Exercise details: Copy each line with the word "matplotlib" in it.
_ _ _ _ _
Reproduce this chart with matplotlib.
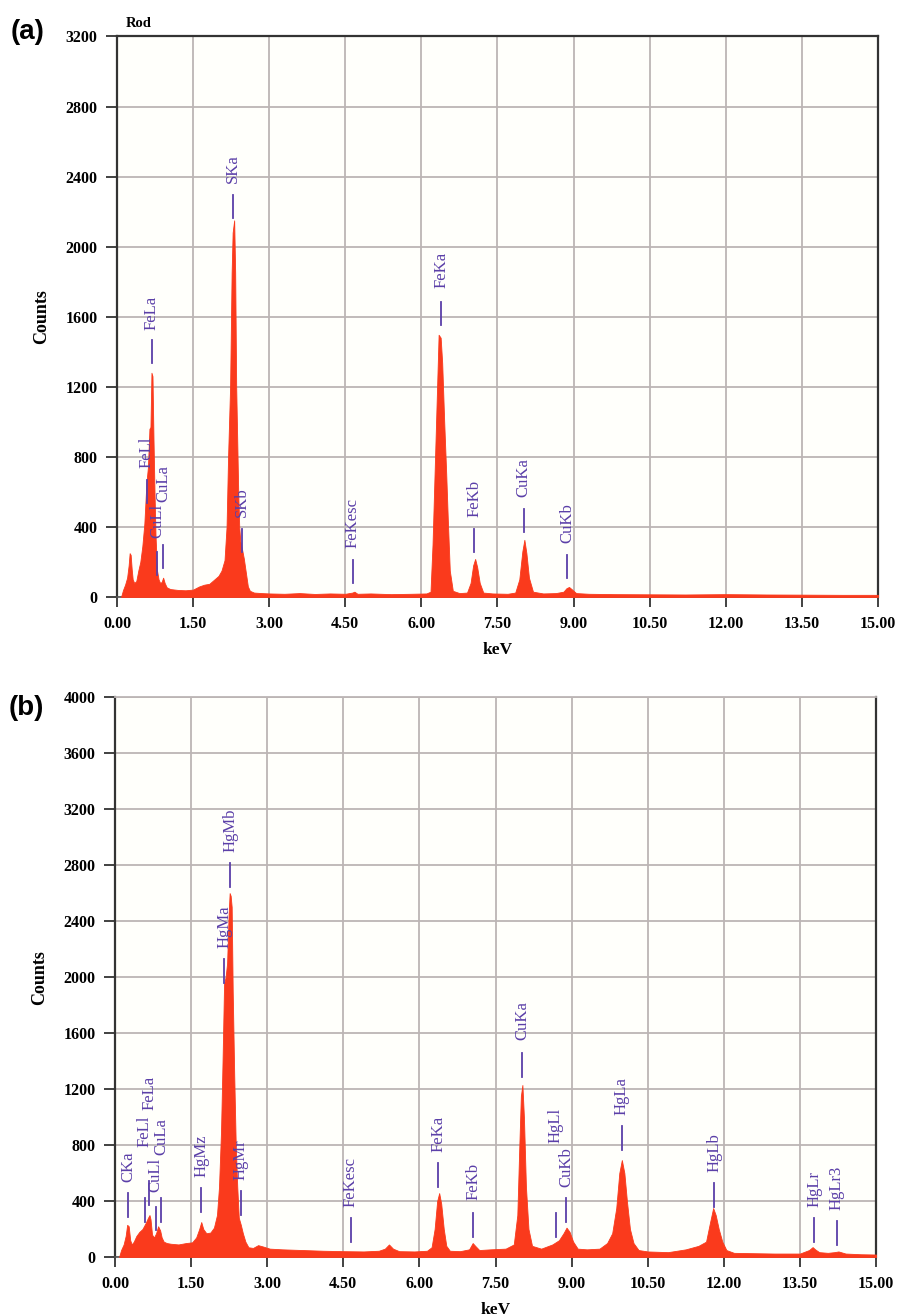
import matplotlib
matplotlib.use("Agg")
import matplotlib.pyplot as plt

# ---- panel (a) spectrum ----
kev_a = [0.08, 0.12, 0.16, 0.20, 0.23, 0.25, 0.27, 0.29, 0.31, 0.34, 0.38, 0.42, 0.46, 0.50,
         0.54, 0.58, 0.61, 0.64, 0.66, 0.68, 0.70, 0.72, 0.74, 0.76, 0.79, 0.82, 0.85, 0.88,
         0.91, 0.94, 0.98, 1.05, 1.20, 1.35, 1.50, 1.62, 1.72, 1.82, 1.92, 2.00, 2.06, 2.12,
         2.16, 2.19, 2.23, 2.26, 2.28, 2.31, 2.33, 2.35, 2.37, 2.39, 2.41, 2.43, 2.46, 2.50,
         2.54, 2.58, 2.62, 2.70, 2.85, 3.00, 3.30, 3.60, 3.90, 4.20, 4.50, 4.64, 4.68, 4.74,
         5.00, 5.40, 5.80, 6.10, 6.18, 6.22, 6.26, 6.30, 6.34, 6.38, 6.41, 6.45, 6.49, 6.52,
         6.56, 6.62, 6.75, 6.90, 6.97, 7.02, 7.06, 7.10, 7.15, 7.22, 7.40, 7.70, 7.85, 7.93,
         7.99, 8.03, 8.07, 8.12, 8.20, 8.40, 8.65, 8.80, 8.86, 8.91, 8.96, 9.05, 9.30, 9.80,
         10.5, 11.2, 12.0, 12.8, 13.6, 14.3, 15.0]
cnt_a = [0, 40, 70, 110, 180, 250, 240, 160, 100, 80, 90, 150, 200, 290,
         420, 650, 740, 960, 970, 1280, 1260, 900, 600, 350, 150, 100, 80, 85,
         110, 80, 55, 45, 40, 38, 42, 60, 70, 75, 100, 120, 150, 210,
         400, 800, 1200, 1850, 2080, 2150, 1850, 1200, 900, 600, 400, 320, 280, 220,
         140, 60, 35, 25, 22, 20, 18, 22, 17, 20, 18, 25, 30, 18,
         20, 16, 18, 20, 30, 300, 700, 1100, 1497, 1480, 1337, 1000, 700, 450,
         150, 35, 22, 25, 80, 180, 217, 170, 80, 25, 20, 18, 25, 100,
         260, 326, 250, 110, 30, 20, 22, 30, 50, 57, 45, 22, 18, 16,
         15, 14, 16, 14, 13, 12, 12]

# peak markers (a): name, keV, marker bottom, label bottom (counts)
lab_a = ["FeLl", "FeLa", "CuLl", "CuLa", "SKa", "SKb", "FeKesc", "FeKa", "FeKb", "CuKa", "CuKb"]
lx_a = [0.59, 0.69, 0.79, 0.91, 2.29, 2.46, 4.65, 6.39, 7.04, 8.02, 8.87]
mb_a = [537, 1337, 126, 166, 2166, 257, 80, 1554, 257, 371, 109]
tb_a = [737, 1526, 337, 543, 2366, 457, 280, 1766, 457, 571, 309]

# ---- panel (b) spectrum ----
kev_b = [0.08, 0.12, 0.17, 0.21, 0.24, 0.27, 0.30, 0.33, 0.37, 0.42, 0.48, 0.54, 0.60, 0.65,
         0.68, 0.70, 0.73, 0.77, 0.81, 0.85, 0.89, 0.92, 0.96, 1.02, 1.10, 1.25, 1.40, 1.52,
         1.60, 1.66, 1.70, 1.74, 1.80, 1.88, 1.95, 2.01, 2.05, 2.09, 2.12, 2.15, 2.18, 2.21,
         2.24, 2.26, 2.28, 2.30, 2.32, 2.35, 2.38, 2.41, 2.44, 2.48, 2.52, 2.57, 2.63, 2.72,
         2.82, 2.92, 3.05, 3.30, 3.70, 4.10, 4.50, 4.90, 5.20, 5.32, 5.40, 5.48, 5.60, 5.90,
         6.15, 6.24, 6.30, 6.35, 6.39, 6.43, 6.48, 6.53, 6.60, 6.80, 6.98, 7.05, 7.10, 7.18,
         7.40, 7.70, 7.86, 7.93, 7.97, 8.00, 8.03, 8.06, 8.10, 8.15, 8.22, 8.40, 8.62, 8.75,
         8.84, 8.90, 8.96, 9.03, 9.12, 9.30, 9.55, 9.70, 9.80, 9.88, 9.94, 9.99, 10.04, 10.09,
         10.15, 10.22, 10.32, 10.50, 10.90, 11.25, 11.50, 11.65, 11.73, 11.79, 11.84, 11.90,
         11.97, 12.05, 12.20, 12.50, 13.00, 13.50, 13.68, 13.75, 13.80, 13.88, 14.05, 14.18,
         14.26, 14.40, 14.70, 15.0]
cnt_b = [0, 50, 90, 150, 230, 220, 120, 90, 110, 150, 180, 200, 240, 280,
         300, 270, 160, 140, 170, 220, 190, 140, 110, 100, 95, 90, 100, 105,
         140, 200, 250, 200, 170, 175, 210, 300, 500, 900, 1400, 1950, 2000, 2100,
         2450, 2600, 2580, 2500, 1900, 1300, 800, 500, 280, 230, 170, 110, 70, 65,
         85, 75, 60, 55, 50, 45, 42, 40, 45, 60, 90, 60, 42, 40,
         45, 70, 200, 400, 457, 380, 200, 80, 45, 42, 55, 100, 80, 50,
         55, 60, 90, 300, 800, 1150, 1229, 1000, 500, 200, 80, 60, 90, 120,
         170, 210, 180, 110, 60, 55, 60, 100, 170, 350, 600, 693, 600, 400,
         200, 100, 50, 40, 35, 55, 80, 110, 250, 350, 300, 200,
         110, 50, 30, 28, 25, 25, 50, 71, 55, 35, 30, 35,
         40, 25, 20, 18]

lab_b = ["CKa", "FeLl", "FeLa", "CuLl", "CuLa", "HgMz", "HgMa", "HgMb", "HgMr", "FeKesc",
         "FeKa", "FeKb", "CuKa", "HgLl", "CuKb", "HgLa", "HgLb", "HgLr", "HgLr3"]
lx_b = [0.26, 0.59, 0.68, 0.80, 0.91, 1.70, 2.15, 2.27, 2.48, 4.65,
        6.37, 7.06, 8.02, 8.69, 8.89, 9.99, 11.81, 13.78, 14.23]
mb_b = [286, 250, 370, 190, 250, 321, 1957, 2643, 300, 107,
        500, 143, 1286, 143, 250, 764, 357, 107, 86]
tb_b = [536, 786, 1050, 464, 729, 571, 2207, 2893, 550, 357,
        750, 407, 1550, 814, 500, 1014, 607, 357, 336]

xticks = [0, 1.5, 3, 4.5, 6, 7.5, 9, 10.5, 12, 13.5, 15]
xtick_labels = ["0.00", "1.50", "3.00", "4.50", "6.00", "7.50", "9.00", "10.50", "12.00", "13.50", "15.00"]

red = "#fa3a1c"
purple = "#5b3fa8"
gridc = "#bcb5b5"
serif = "Liberation Serif"

fig = plt.figure(figsize=(8.97, 13.16), dpi=100)


def panel(rect, kev, cnt, labs, lx, mb, tb, ymax, mlen, top_dark):
    ax = fig.add_axes(rect)
    ax.set_facecolor("#fffffb")
    ax.fill_between(kev, 0, cnt, color=red, linewidth=0.6, zorder=3)
    ax.set_xlim(0, 15)
    ax.set_ylim(0, ymax)
    ax.set_xticks(xticks)
    ax.set_xticklabels(xtick_labels)
    ax.set_yticks(range(0, ymax + 1, 400))
    ax.grid(True, color=gridc, linewidth=1.3, zorder=0)
    ax.set_axisbelow(True)
    for lab in ax.get_xticklabels() + ax.get_yticklabels():
        lab.set_fontfamily(serif)
        lab.set_fontweight("bold")
        lab.set_fontsize(11.5)
    ax.tick_params(direction="out", length=8, width=1.3, color="#333333", pad=6)
    ax.tick_params(axis="x", length=7, pad=7)
    for s in ["left", "right"]:
        ax.spines[s].set_color("#333333")
        ax.spines[s].set_linewidth(1.6)
    ax.spines["bottom"].set_color("#555555")
    ax.spines["bottom"].set_linewidth(1.2)
    ax.spines["top"].set_color("#333333" if top_dark else gridc)
    ax.spines["top"].set_linewidth(1.6 if top_dark else 1.3)
    ax.set_xlabel("keV", fontfamily=serif, fontweight="bold", fontsize=12.5, labelpad=7)
    ax.set_ylabel("Counts", fontfamily=serif, fontweight="bold", fontsize=13, labelpad=11)
    for name, x, b, t in zip(labs, lx, mb, tb):
        ax.plot([x, x], [b, b + mlen], color=purple, linewidth=1.3, zorder=4)
        ax.text(x, t, name, rotation=90, ha="center", va="bottom", color=purple,
                fontfamily=serif, fontsize=12, zorder=5)
    return ax


ax1 = panel([0.1304, 0.5464, 0.8484, 0.4259], kev_a, cnt_a, lab_a, lx_a, mb_a, tb_a,
            3200, 130, True)
ax1.text(0.012, 1.012, "Rod", transform=ax1.transAxes, fontfamily=serif,
         fontweight="bold", fontsize=10.5, va="bottom")

ax2 = panel([0.1282, 0.0448, 0.8484, 0.4255], kev_b, cnt_b, lab_b, lx_b, mb_b, tb_b,
            4000, 170, False)

fig.text(0.012, 0.976, "(a)", fontfamily="Liberation Sans", fontweight="bold",
         fontsize=20, va="center")
fig.text(0.010, 0.462, "(b)", fontfamily="Liberation Sans", fontweight="bold",
         fontsize=20, va="center")

fig.savefig("out.png", dpi=100, facecolor="white")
_ _ _ _ _
Written response:
Reproduce this chart with matplotlib.
import matplotlib
matplotlib.use("Agg")
import matplotlib.pyplot as plt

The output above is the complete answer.